---------- Recorded information ----------
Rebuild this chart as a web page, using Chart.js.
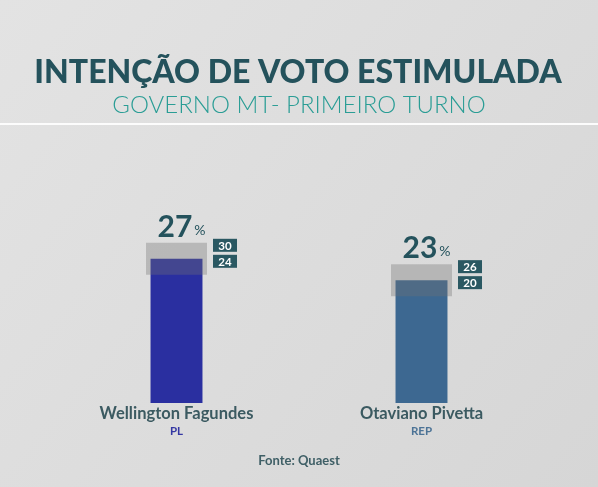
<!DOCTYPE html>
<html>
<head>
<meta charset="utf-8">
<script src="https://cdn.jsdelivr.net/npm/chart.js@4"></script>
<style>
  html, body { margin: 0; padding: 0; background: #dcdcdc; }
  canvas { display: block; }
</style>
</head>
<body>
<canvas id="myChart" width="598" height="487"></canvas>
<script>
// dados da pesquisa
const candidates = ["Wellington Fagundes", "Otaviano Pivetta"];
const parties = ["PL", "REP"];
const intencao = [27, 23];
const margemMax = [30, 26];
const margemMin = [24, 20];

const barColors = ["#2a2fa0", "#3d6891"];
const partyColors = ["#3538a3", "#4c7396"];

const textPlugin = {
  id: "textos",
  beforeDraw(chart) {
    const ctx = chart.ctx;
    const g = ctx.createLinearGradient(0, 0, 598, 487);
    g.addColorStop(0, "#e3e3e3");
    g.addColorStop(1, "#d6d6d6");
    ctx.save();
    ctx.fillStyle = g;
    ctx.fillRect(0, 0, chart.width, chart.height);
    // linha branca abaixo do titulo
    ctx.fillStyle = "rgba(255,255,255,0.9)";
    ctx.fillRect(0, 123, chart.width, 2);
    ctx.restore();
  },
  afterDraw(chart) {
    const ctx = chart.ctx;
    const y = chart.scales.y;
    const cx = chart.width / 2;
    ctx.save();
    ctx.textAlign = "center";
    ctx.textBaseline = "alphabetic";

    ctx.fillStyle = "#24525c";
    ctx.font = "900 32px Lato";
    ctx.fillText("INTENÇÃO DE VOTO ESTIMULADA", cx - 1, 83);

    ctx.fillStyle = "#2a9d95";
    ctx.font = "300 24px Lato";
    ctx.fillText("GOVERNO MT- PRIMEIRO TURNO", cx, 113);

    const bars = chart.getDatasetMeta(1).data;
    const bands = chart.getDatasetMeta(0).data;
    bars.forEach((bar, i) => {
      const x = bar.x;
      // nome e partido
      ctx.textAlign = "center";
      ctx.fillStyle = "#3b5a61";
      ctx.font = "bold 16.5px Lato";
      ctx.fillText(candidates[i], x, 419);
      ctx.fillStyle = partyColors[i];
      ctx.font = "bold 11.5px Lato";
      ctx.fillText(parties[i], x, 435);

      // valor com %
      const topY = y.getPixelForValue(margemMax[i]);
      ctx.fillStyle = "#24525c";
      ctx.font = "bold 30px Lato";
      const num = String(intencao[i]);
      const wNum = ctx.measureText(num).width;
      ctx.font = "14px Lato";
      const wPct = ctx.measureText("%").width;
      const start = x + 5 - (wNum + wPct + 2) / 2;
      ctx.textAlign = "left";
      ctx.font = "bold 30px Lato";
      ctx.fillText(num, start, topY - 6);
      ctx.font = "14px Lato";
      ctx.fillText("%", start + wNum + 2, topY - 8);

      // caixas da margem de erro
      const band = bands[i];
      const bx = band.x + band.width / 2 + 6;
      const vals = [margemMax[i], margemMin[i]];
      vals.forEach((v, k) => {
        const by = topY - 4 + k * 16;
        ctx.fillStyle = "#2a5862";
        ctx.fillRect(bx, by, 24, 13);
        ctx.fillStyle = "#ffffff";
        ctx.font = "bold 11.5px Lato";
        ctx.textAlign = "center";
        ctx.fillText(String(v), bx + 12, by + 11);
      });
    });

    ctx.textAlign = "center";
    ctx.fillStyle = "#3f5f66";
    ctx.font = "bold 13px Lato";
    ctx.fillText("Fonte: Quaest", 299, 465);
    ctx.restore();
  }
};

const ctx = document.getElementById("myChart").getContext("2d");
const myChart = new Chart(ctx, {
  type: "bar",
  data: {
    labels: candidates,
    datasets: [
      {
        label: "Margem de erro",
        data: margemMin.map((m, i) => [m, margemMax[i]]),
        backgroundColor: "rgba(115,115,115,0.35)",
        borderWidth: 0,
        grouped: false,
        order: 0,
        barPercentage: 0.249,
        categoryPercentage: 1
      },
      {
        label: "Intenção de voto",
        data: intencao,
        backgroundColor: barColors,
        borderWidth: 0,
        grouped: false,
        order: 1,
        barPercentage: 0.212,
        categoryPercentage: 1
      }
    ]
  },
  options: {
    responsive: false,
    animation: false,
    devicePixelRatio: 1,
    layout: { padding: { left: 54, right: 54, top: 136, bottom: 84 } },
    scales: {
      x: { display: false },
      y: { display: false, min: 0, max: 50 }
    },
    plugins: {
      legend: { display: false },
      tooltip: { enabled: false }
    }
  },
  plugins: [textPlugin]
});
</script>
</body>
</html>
----------
**The task**
Set down all the data again exactly as above, pictures excluded.

**Exercise result**
Rebuild this chart as a web page, using Chart.js.
<!DOCTYPE html>
<html>
<head>
<meta charset="utf-8">
<script src="https://cdn.jsdelivr.net/npm/chart.js@4"></script>
<style>
  html, body { margin: 0; padding: 0; background: #dcdcdc; }
  canvas { display: block; }
</style>
</head>
<body>
<canvas id="myChart" width="598" height="487"></canvas>
<script>
// dados da pesquisa
const candidates = ["Wellington Fagundes", "Otaviano Pivetta"];
const parties = ["PL", "REP"];
const intencao = [27, 23];
const margemMax = [30, 26];
const margemMin = [24, 20];

const barColors = ["#2a2fa0", "#3d6891"];
const partyColors = ["#3538a3", "#4c7396"];

const textPlugin = {
  id: "textos",
  beforeDraw(chart) {
    const ctx = chart.ctx;
    const g = ctx.createLinearGradient(0, 0, 598, 487);
    g.addColorStop(0, "#e3e3e3");
    g.addColorStop(1, "#d6d6d6");
    ctx.save();
    ctx.fillStyle = g;
    ctx.fillRect(0, 0, chart.width, chart.height);
    // linha branca abaixo do titulo
    ctx.fillStyle = "rgba(255,255,255,0.9)";
    ctx.fillRect(0, 123, chart.width, 2);
    ctx.restore();
  },
  afterDraw(chart) {
    const ctx = chart.ctx;
    const y = chart.scales.y;
    const cx = chart.width / 2;
    ctx.save();
    ctx.textAlign = "center";
    ctx.textBaseline = "alphabetic";

    ctx.fillStyle = "#24525c";
    ctx.font = "900 32px Lato";
    ctx.fillText("INTENÇÃO DE VOTO ESTIMULADA", cx - 1, 83);

    ctx.fillStyle = "#2a9d95";
    ctx.font = "300 24px Lato";
    ctx.fillText("GOVERNO MT- PRIMEIRO TURNO", cx, 113);

    const bars = chart.getDatasetMeta(1).data;
    const bands = chart.getDatasetMeta(0).data;
    bars.forEach((bar, i) => {
      const x = bar.x;
      // nome e partido
      ctx.textAlign = "center";
      ctx.fillStyle = "#3b5a61";
      ctx.font = "bold 16.5px Lato";
      ctx.fillText(candidates[i], x, 419);
      ctx.fillStyle = partyColors[i];
      ctx.font = "bold 11.5px Lato";
      ctx.fillText(parties[i], x, 435);

      // valor com %
      const topY = y.getPixelForValue(margemMax[i]);
      ctx.fillStyle = "#24525c";
      ctx.font = "bold 30px Lato";
      const num = String(intencao[i]);
      const wNum = ctx.measureText(num).width;
      ctx.font = "14px Lato";
      const wPct = ctx.measureText("%").width;
      const start = x + 5 - (wNum + wPct + 2) / 2;
      ctx.textAlign = "left";
      ctx.font = "bold 30px Lato";
      ctx.fillText(num, start, topY - 6);
      ctx.font = "14px Lato";
      ctx.fillText("%", start + wNum + 2, topY - 8);

      // caixas da margem de erro
      const band = bands[i];
      const bx = band.x + band.width / 2 + 6;
      const vals = [margemMax[i], margemMin[i]];
      vals.forEach((v, k) => {
        const by = topY - 4 + k * 16;
        ctx.fillStyle = "#2a5862";
        ctx.fillRect(bx, by, 24, 13);
        ctx.fillStyle = "#ffffff";
        ctx.font = "bold 11.5px Lato";
        ctx.textAlign = "center";
        ctx.fillText(String(v), bx + 12, by + 11);
      });
    });

    ctx.textAlign = "center";
    ctx.fillStyle = "#3f5f66";
    ctx.font = "bold 13px Lato";
    ctx.fillText("Fonte: Quaest", 299, 465);
    ctx.restore();
  }
};

const ctx = document.getElementById("myChart").getContext("2d");
const myChart = new Chart(ctx, {
  type: "bar",
  data: {
    labels: candidates,
    datasets: [
      {
        label: "Margem de erro",
        data: margemMin.map((m, i) => [m, margemMax[i]]),
        backgroundColor: "rgba(115,115,115,0.35)",
        borderWidth: 0,
        grouped: false,
        order: 0,
        barPercentage: 0.249,
        categoryPercentage: 1
      },
      {
        label: "Intenção de voto",
        data: intencao,
        backgroundColor: barColors,
        borderWidth: 0,
        grouped: false,
        order: 1,
        barPercentage: 0.212,
        categoryPercentage: 1
      }
    ]
  },
  options: {
    responsive: false,
    animation: false,
    devicePixelRatio: 1,
    layout: { padding: { left: 54, right: 54, top: 136, bottom: 84 } },
    scales: {
      x: { display: false },
      y: { display: false, min: 0, max: 50 }
    },
    plugins: {
      legend: { display: false },
      tooltip: { enabled: false }
    }
  },
  plugins: [textPlugin]
});
</script>
</body>
</html>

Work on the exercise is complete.